## YOUR INSTRUCTIONS
Output the first line of the listing and each line after it, up to and including the line that contains "const yTicks = [0,1,2,3,4];", exactly as written, minus the pictures.

━━━ DATA

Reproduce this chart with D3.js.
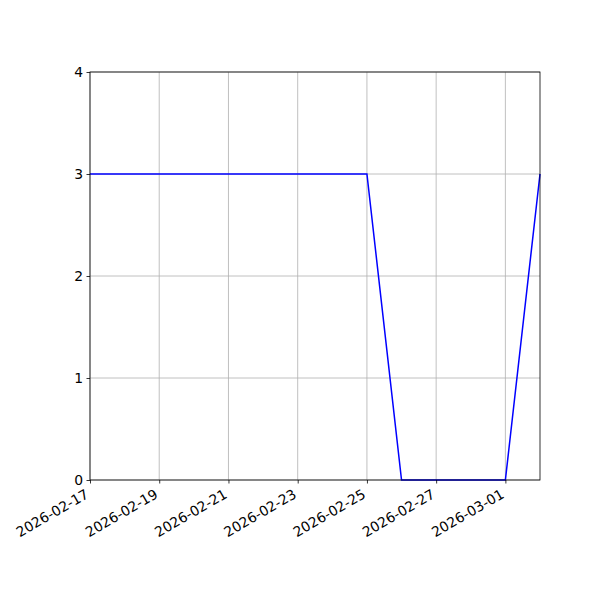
<!DOCTYPE html>
<html><head><meta charset="utf-8">
<script src="https://cdn.jsdelivr.net/npm/d3@7"></script>
<style>body{margin:0;background:#fff}svg{display:block}text{font-family:"DejaVu Sans",sans-serif}</style>
</head><body>
<script>
const dates = ["2026-02-17","2026-02-18","2026-02-19","2026-02-20","2026-02-21","2026-02-22","2026-02-23","2026-02-24","2026-02-25","2026-02-26","2026-02-27","2026-02-28","2026-03-01","2026-03-02"];
const values = [3,3,3,3,3,3,3,3,3,0,0,0,0,3];
const xTickLabels = ["2026-02-17","2026-02-19","2026-02-21","2026-02-23","2026-02-25","2026-02-27","2026-03-01"];
const yTicks = [0,1,2,3,4];

const W=600,H=600, L=90,R=540,T=72,B=480;
const parse = d3.utcParse("%Y-%m-%d");
const fmt = d3.utcFormat("%Y-%m-%d");
const svg = d3.select("body").append("svg").attr("width",W).attr("height",H);
const x = d3.scaleUtc().domain([parse(dates[0]), parse(dates[dates.length-1])]).range([L,R]);
const y = d3.scaleLinear().domain([0,4]).range([B,T]);
const xt = xTickLabels.map(parse);

// grid
const g = svg.append("g");
g.selectAll("line.vx").data(xt).join("line").attr("x1",d=>x(d)).attr("x2",d=>x(d)).attr("y1",T).attr("y2",B).attr("stroke","#b0b0b0").attr("stroke-width",0.8);
g.selectAll("line.hy").data(yTicks).join("line").attr("y1",d=>y(d)).attr("y2",d=>y(d)).attr("x1",L).attr("x2",R).attr("stroke","#b0b0b0").attr("stroke-width",0.8);

// line
svg.append("path").datum(dates.map((d,i)=>[parse(d),values[i]]))
  .attr("fill","none").attr("stroke","#0000ff").attr("stroke-width",1.5)
  .attr("d", d3.line().x(d=>x(d[0])).y(d=>y(d[1])));

// frame
svg.append("rect").attr("x",L).attr("y",T).attr("width",R-L).attr("height",B-T).attr("fill","none").attr("stroke","#000").attr("stroke-width",0.8);

// axes
const xa = svg.append("g").attr("transform",`translate(0,${B})`).call(d3.axisBottom(x).tickValues(xt).tickFormat(fmt).tickSize(3.5).tickPadding(3.5));
xa.select(".domain").remove();
xa.selectAll("text").attr("font-size",13.9).attr("fill","#000").attr("text-anchor","end").attr("dy",null)
  .attr("transform","translate(-6,8) rotate(-30)").attr("y",0).attr("x",0).attr("dominant-baseline","hanging");
xa.selectAll("line").attr("stroke","#000").attr("stroke-width",0.8);

const ya = svg.append("g").attr("transform",`translate(${L},0)`).call(d3.axisLeft(y).tickValues(yTicks).tickFormat(d3.format("d")).tickSize(3.5).tickPadding(3.5));
ya.select(".domain").remove();
ya.selectAll("text").attr("font-size",13.9).attr("fill","#000");
ya.selectAll("line").attr("stroke","#000").attr("stroke-width",0.8);
</script>
</body></html>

━━━━━━

## SOLUTION BELOW
Reproduce this chart with D3.js.
<!DOCTYPE html>
<html><head><meta charset="utf-8">
<script src="https://cdn.jsdelivr.net/npm/d3@7"></script>
<style>body{margin:0;background:#fff}svg{display:block}text{font-family:"DejaVu Sans",sans-serif}</style>
</head><body>
<script>
const dates = ["2026-02-17","2026-02-18","2026-02-19","2026-02-20","2026-02-21","2026-02-22","2026-02-23","2026-02-24","2026-02-25","2026-02-26","2026-02-27","2026-02-28","2026-03-01","2026-03-02"];
const values = [3,3,3,3,3,3,3,3,3,0,0,0,0,3];
const xTickLabels = ["2026-02-17","2026-02-19","2026-02-21","2026-02-23","2026-02-25","2026-02-27","2026-03-01"];
const yTicks = [0,1,2,3,4];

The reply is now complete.